The JMMC will formally meet on 11 November in Abu Dhabi to discuss various supply and demand scenarios following a meeting today of the group's Joint Technical Committee (JTC), which will present a report on the market outlook to the assembled ministers.
The JMMC, co-chaired by Saudi Arabia and Russia and including member countries Algeria, Kuwait, Venezuela, Oman, is expected to conclude with a recommendation to amend production targets to avoid the risk of global over-supply, Opec delegates and technical experts tell Argus. The committee will present its final recommendation to Opec and non-Opec ministers at the full conference in Vienna on 6-7 December.

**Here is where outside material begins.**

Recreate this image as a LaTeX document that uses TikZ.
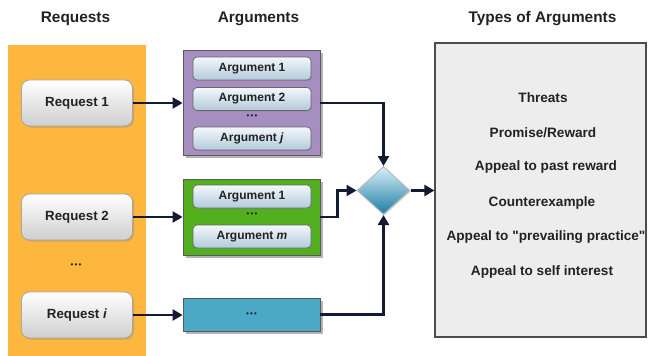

Opec and non-Opec compliance with the December-expiring 2016 agreement to remove around 1.7mn b/d from the oil market stood at 104pc in October on a preliminary basis. The figure may be subject to revision, pending the submission of production data from one of Opec's secondary sources. Argus found compliance by Opec countries participating in the November 2016 output deal eased to 122pc in October, down from 130pc in the previous month.
The possibility of further output discipline comes amid concerns over short-term demand, after Opec producers were given leeway to dial back over-compliance with their individual quotas and compensate for involuntary output declines from countries such as Iran and Venezuela.

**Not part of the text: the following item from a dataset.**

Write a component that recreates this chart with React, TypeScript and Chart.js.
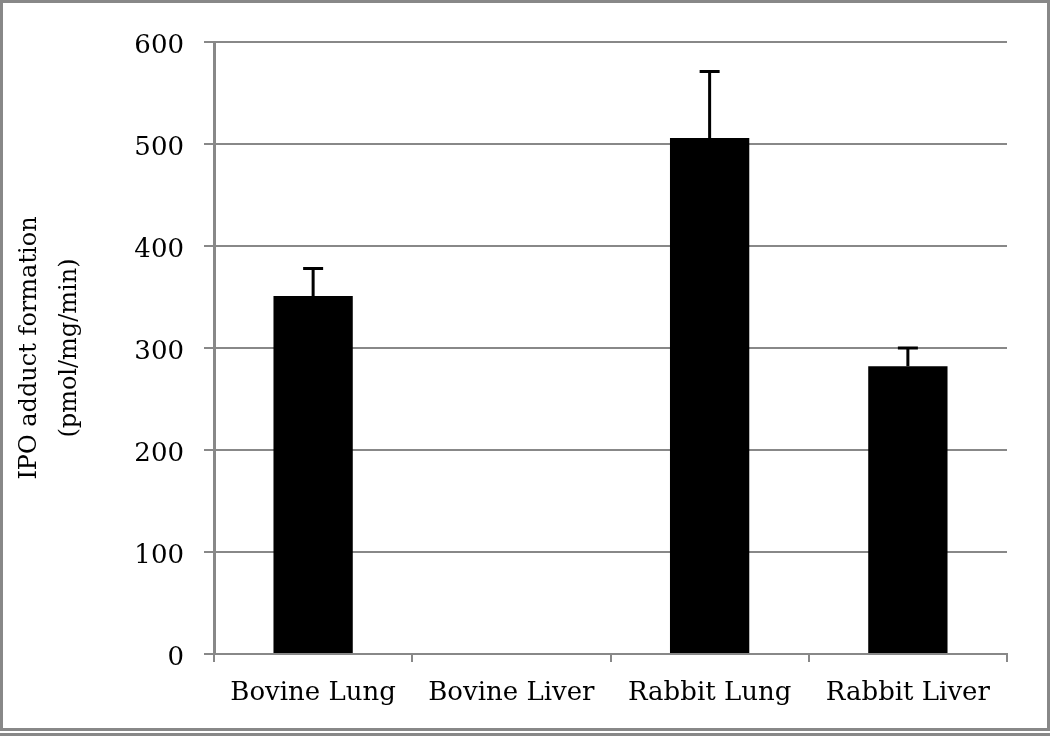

"We are worried about the situation of the market, about the global economy, the demand, the supply," a delegate said.
The IEA, EIA and Opec all see non-Opec supply growth exceeding projections for demand growth in 2019, leading to a fall in the call for Opec crude. An average of the forecasts suggests that supply will outstrip demand by as much as 1.3mn b/d in 2019, if Opec keeps output at the Argus-estimated 13-month high of 33.02mn b/d hit in October.
Last week's decision by the White House to exempt eight countries from the US commercial sanctions against Tehran for six months could also leave more Iranian supplies available, provided buyers can strike tenuous banking and shipping arrangements to secure their cargoes.
If renewed production discipline is agreed, the onus of limiting output would linger with Saudi Arabia, the UAE and Iraq – all of which have spare capacity and have raised production since June. Argus estimates that Saudi Arabia raised its crude production to 10.65mn b/d in October, just shy of its 10.72mn b/d record high in November 2016.
Iraqi production in October was just 20,000 b/d below a record-high of 4.65mn b/d in August and September, according to Argus estimates. Baghdad would be willing to participate in further Opec, non-Opec restraints, if there is consensus.
Saudi Arabia aims to agree an open-ended co-operation framework for Opec and non-Opec producers when they meet on 7 December, but Riyadh could encounter difficulties in bringing all producers on-board with a proposal for fresh output restraints. Russian production has added 450,000 b/d since May to strike a post-Soviet high of 11.4mn b/d in October.
Some delegates at the Abu Dhabi JMMC meeting say that Russia could prove difficult to persuade to lowering production, and do not exclude the possibility that Moscow might be offered a softer quota than the 300,000 b/d cut assigned in 2016. A re-negotiated deal could also see Opec countries emerge with production commitments different to the approximately 5pc cuts agreed in the 2016 deal.
It remains a possibility that Libya and Nigeria could be issued official quotas, after internal security concerns earned them exemptions from the previous agreement, and later an informal 1.8mn b/d combined production quota last November.